There was anything but. Even as, according to reports of those who attended, Gore continued his criticisms of their industry, the attendees donated a record $4.2 million to the Democratic National Committee.

“Al and I have tremendous regard for this industry,” said Lieberman to the guests, who included Dustin Hoffman, Garry Shandling, Larry David and Dreamworks’ Jeffrey Katzenberg. “We’re both fans of the products that come out of the industry – not all of them, but a lot of them. And the industry has entertained and inspired us over the years. And it’s true we will have been, will be, critics or nudges, but I promise you this: We will never put the government in the position of telling you by law, through law, what to make.”

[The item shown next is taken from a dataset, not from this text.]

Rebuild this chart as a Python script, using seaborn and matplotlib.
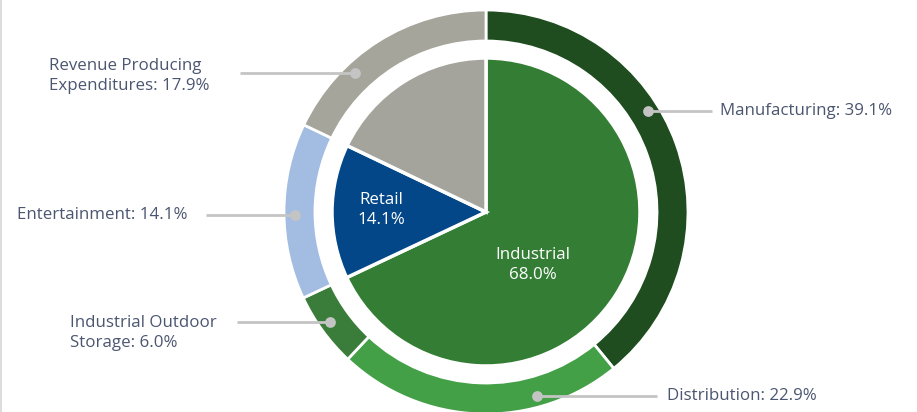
import numpy as np
import matplotlib
matplotlib.use("Agg")
import matplotlib.pyplot as plt
import seaborn as sns

# inner pie
inner_labels = ["Industrial", "Retail", "Revenue Producing"]
inner_values = [68.0, 14.1, 17.9]
inner_colors = ["#337d34", "#034789", "#a5a49c"]

# outer ring
outer_labels = ["Manufacturing", "Distribution", "Industrial Outdoor\nStorage",
                "Entertainment", "Revenue Producing\nExpenditures"]
outer_values = [39.1, 22.9, 6.0, 14.1, 17.9]
outer_colors = ["#1f4d1f", "#43a047", "#3a7d3b", "#a3bde2", "#a6a59c"]

sns.set_theme(style="white")
plt.rcParams["font.family"] = ["Open Sans", "DejaVu Sans"]

W, H = 917, 412
fig = plt.figure(figsize=(W / 100, H / 100), dpi=100)
ax = fig.add_axes([0, 0, 1, 1])

cx, cy = 486, H - 212
R_out, ring_w, R_in = 202, 31, 154

ax.pie(outer_values, colors=outer_colors, startangle=90, counterclock=False,
       radius=R_out, center=(cx, cy), frame=True,
       wedgeprops=dict(width=ring_w, edgecolor="white", linewidth=2))
ax.pie(inner_values, colors=inner_colors, startangle=90, counterclock=False,
       radius=R_in, center=(cx, cy), frame=True,
       wedgeprops=dict(edgecolor="white", linewidth=2.5))
ax.set_xlim(0, W)
ax.set_ylim(0, H)
ax.set_aspect("equal")
ax.axis("off")

txt = "#4b5670"
fs = 12.2

# inner labels
ax.text(533, H - 265, f"{inner_labels[0]}\n{inner_values[0]:.1f}%", color="white",
        ha="center", va="center", fontsize=fs, linespacing=1.35)
ax.text(381, H - 210, f"{inner_labels[1]}\n{inner_values[1]:.1f}%", color="white",
        ha="center", va="center", fontsize=fs, linespacing=1.35)

# leader lines: (label y px, side, line end x px, text x px, text offset px)
leaders = [
    (111, 1, 712, 720, 0),
    (396, 1, 657, 667, 0),
    (322, -1, 237, 70, 11),
    (215, -1, 206, 17, 0),
    (73, -1, 240, 49, 3),
]
r_dot = 191
for (ly, side, lx, tx, dy), lab, val in zip(leaders, outer_labels, outer_values):
    y = H - ly
    dx = np.sqrt(r_dot ** 2 - (y - cy) ** 2)
    xd = cx + side * dx
    ax.plot([xd, lx], [y, y], color="#c4c4c4", lw=2, solid_capstyle="butt", zorder=5)
    ax.scatter([xd], [y], s=60, color="#c4c4c4", zorder=6, linewidths=0)
    ax.text(tx, y - dy, f"{lab}: {val:.1f}%", color=txt, fontsize=fs,
            ha="left", va="center", linespacing=1.35)

# left border
fig.add_artist(plt.Line2D([0.001, 0.001], [0, 1], color="#dcdcdc", lw=1.5))

fig.savefig("out.png", dpi=100)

The comments seemed to help douse whatever fireworks were smoldering. There was a sense among many that Gore and Lieberman were right on most of the issues, so one area of dispute was hardly decisive. And, as a self-avowedly cynical participant said later, the pairs’ Hollywood slams helped lure away moderate Republicans.

It didn’t hurt that the crowd had been treated to a warm-up barrage of Jewish jokes, capped by Lieberman himself introducing Jesse Jackson as “my rabbi.”

Gore’s “stance on Hollywood right now is something that needs some refining,” Norman Pattiz, chairman of Westwood One radio network, stated in the Los Angeles Times, adding, “I’d rather do that from inside the tent than outside the tent.”